Short exercise:
Copy out the whole listing exactly as written, leaving the pictures behind.

Given material:
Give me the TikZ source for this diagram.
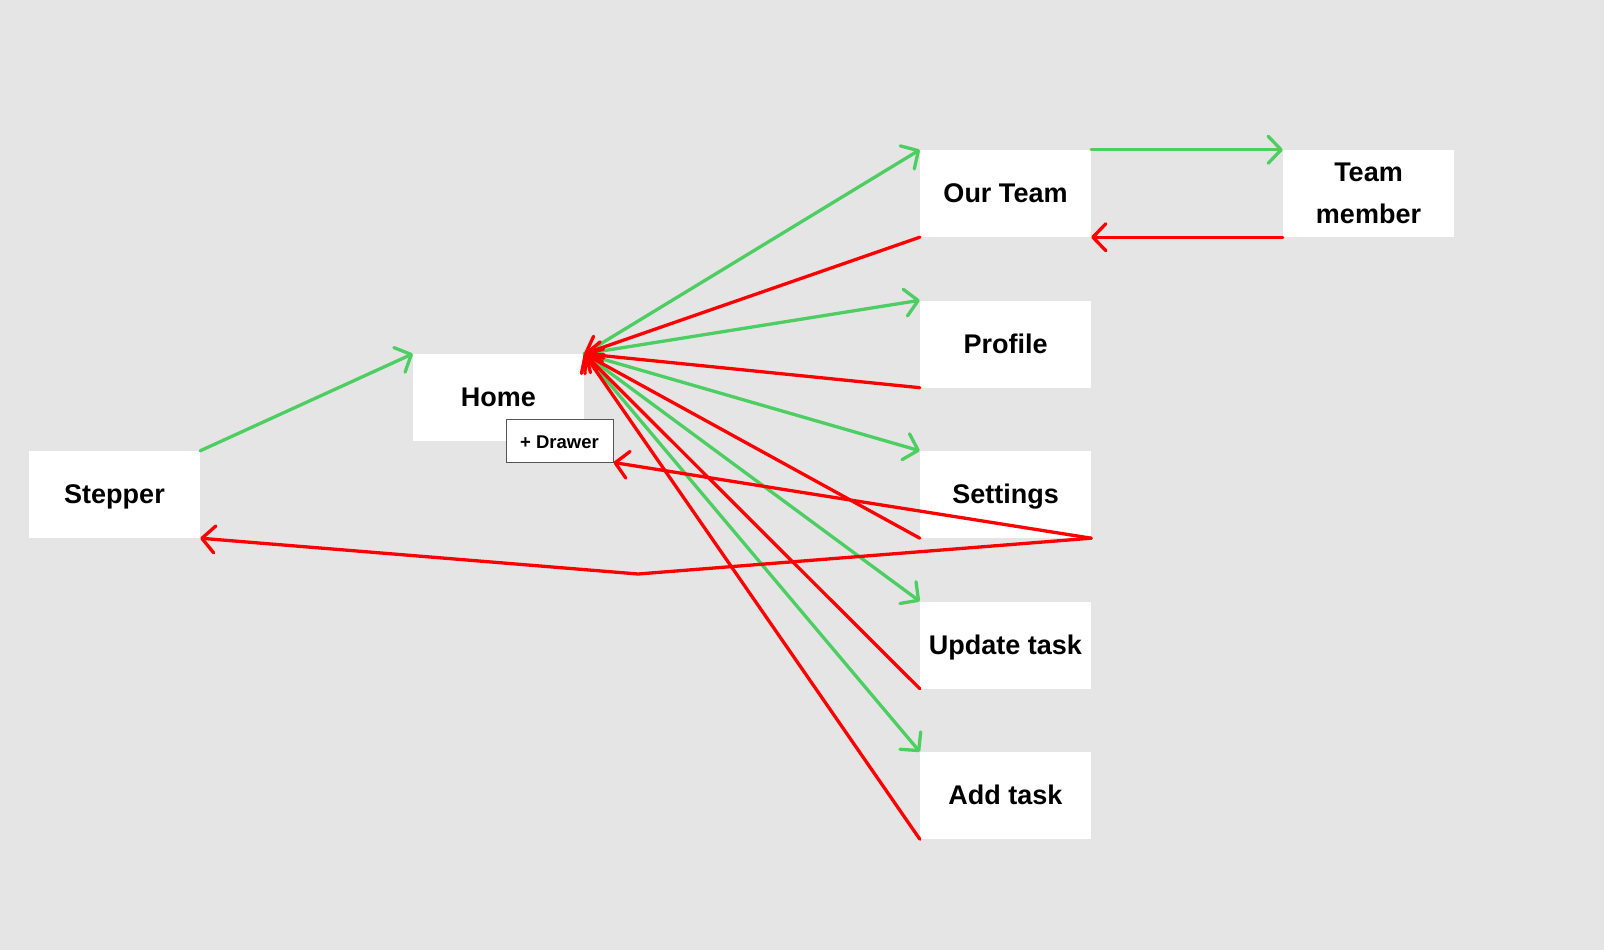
\documentclass[tikz,border=0pt]{standalone}
\usepackage{fontspec}
\setmainfont{Liberation Sans}
\usetikzlibrary{arrows.meta}
\definecolor{bg}{HTML}{E5E5E5}
\definecolor{okgreen}{RGB}{76,206,98}
\definecolor{backred}{RGB}{255,0,0}
\definecolor{drawerborder}{HTML}{555555}
\tikzset{
  screenbase/.style={fill=white, draw=none, minimum width=171pt, minimum height=87pt, inner sep=0pt,
    font=\fontsize{27}{42}\selectfont\bfseries, align=center},
  screen/.style={screenbase, text height=24pt, text depth=6pt},
  badge/.style={fill=white, draw=drawerborder, line width=1pt, minimum width=107pt, minimum height=43pt, inner sep=0pt,
    font=\fontsize{18.5}{22}\selectfont\bfseries, text height=20pt, text depth=5pt},
  fwd/.style={draw=okgreen, line width=3.3pt, line cap=round, line join=round,
    -{Straight Barb[length=13pt,width=27pt,line cap=round,line join=round]}},
  back/.style={draw=backred, line width=3.3pt, line cap=round, line join=round,
    -{Straight Barb[length=13pt,width=27pt,line cap=round,line join=round]}},
}
\begin{document}
\begin{tikzpicture}[x=1pt,y=-1pt]
\fill[bg] (0,0) rectangle (1604,950);
\useasboundingbox (0,0) rectangle (1604,950);

\node[screen] (stepper) at (114.5,494.5) {Stepper};
\node[screen] (home) at (498.5,397.5) {Home};
\node[badge] (drawer) at (559.5,440.5) {+ Drawer};
\node[screen] (ourteam) at (1005.5,193.5) {Our Team};
\node[screenbase] (member) at (1368.5,193.5) {Team\\member};
\node[screen] (profile) at (1005.5,344) {Profile};
\node[screen] (settings) at (1005.5,494.5) {Settings};
\node[screen] (update) at (1005.5,645) {Update task};
\node[screen] (addtask) at (1005.5,795.5) {Add task};
\coordinate (bend) at (638,574);

% forward (green)
\draw[fwd] (stepper.north east) -- (home.north west);
\draw[fwd] (home.north east) -- (ourteam.north west);
\draw[fwd] (home.north east) -- (profile.north west);
\draw[fwd] (home.north east) -- (settings.north west);
\draw[fwd] (home.north east) -- (update.north west);
\draw[fwd] (home.north east) -- (addtask.north west);
\draw[fwd] (ourteam.north east) -- (member.north west);

% back (red)
\draw[back] (ourteam.south west) -- (home.north east);
\draw[back] (profile.south west) -- (home.north east);
\draw[back] (settings.south west) -- (home.north east);
\draw[back] (update.south west) -- (home.north east);
\draw[back] (addtask.south west) -- (home.north east);
\draw[back] (member.south west) -- (ourteam.south east);
\draw[back] (settings.south east) -- (drawer.south east);
\draw[back] (settings.south east) -- (bend) -- (stepper.south east);
\end{tikzpicture}
\end{document}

Answer in full:
Give me the TikZ source for this diagram.
\documentclass[tikz,border=0pt]{standalone}
\usepackage{fontspec}
\setmainfont{Liberation Sans}
\usetikzlibrary{arrows.meta}
\definecolor{bg}{HTML}{E5E5E5}
\definecolor{okgreen}{RGB}{76,206,98}
\definecolor{backred}{RGB}{255,0,0}
\definecolor{drawerborder}{HTML}{555555}
\tikzset{
  screenbase/.style={fill=white, draw=none, minimum width=171pt, minimum height=87pt, inner sep=0pt,
    font=\fontsize{27}{42}\selectfont\bfseries, align=center},
  screen/.style={screenbase, text height=24pt, text depth=6pt},
  badge/.style={fill=white, draw=drawerborder, line width=1pt, minimum width=107pt, minimum height=43pt, inner sep=0pt,
    font=\fontsize{18.5}{22}\selectfont\bfseries, text height=20pt, text depth=5pt},
  fwd/.style={draw=okgreen, line width=3.3pt, line cap=round, line join=round,
    -{Straight Barb[length=13pt,width=27pt,line cap=round,line join=round]}},
  back/.style={draw=backred, line width=3.3pt, line cap=round, line join=round,
    -{Straight Barb[length=13pt,width=27pt,line cap=round,line join=round]}},
}
\begin{document}
\begin{tikzpicture}[x=1pt,y=-1pt]
\fill[bg] (0,0) rectangle (1604,950);
\useasboundingbox (0,0) rectangle (1604,950);

\node[screen] (stepper) at (114.5,494.5) {Stepper};
\node[screen] (home) at (498.5,397.5) {Home};
\node[badge] (drawer) at (559.5,440.5) {+ Drawer};
\node[screen] (ourteam) at (1005.5,193.5) {Our Team};
\node[screenbase] (member) at (1368.5,193.5) {Team\\member};
\node[screen] (profile) at (1005.5,344) {Profile};
\node[screen] (settings) at (1005.5,494.5) {Settings};
\node[screen] (update) at (1005.5,645) {Update task};
\node[screen] (addtask) at (1005.5,795.5) {Add task};
\coordinate (bend) at (638,574);

% forward (green)
\draw[fwd] (stepper.north east) -- (home.north west);
\draw[fwd] (home.north east) -- (ourteam.north west);
\draw[fwd] (home.north east) -- (profile.north west);
\draw[fwd] (home.north east) -- (settings.north west);
\draw[fwd] (home.north east) -- (update.north west);
\draw[fwd] (home.north east) -- (addtask.north west);
\draw[fwd] (ourteam.north east) -- (member.north west);

% back (red)
\draw[back] (ourteam.south west) -- (home.north east);
\draw[back] (profile.south west) -- (home.north east);
\draw[back] (settings.south west) -- (home.north east);
\draw[back] (update.south west) -- (home.north east);
\draw[back] (addtask.south west) -- (home.north east);
\draw[back] (member.south west) -- (ourteam.south east);
\draw[back] (settings.south east) -- (drawer.south east);
\draw[back] (settings.south east) -- (bend) -- (stepper.south east);
\end{tikzpicture}
\end{document}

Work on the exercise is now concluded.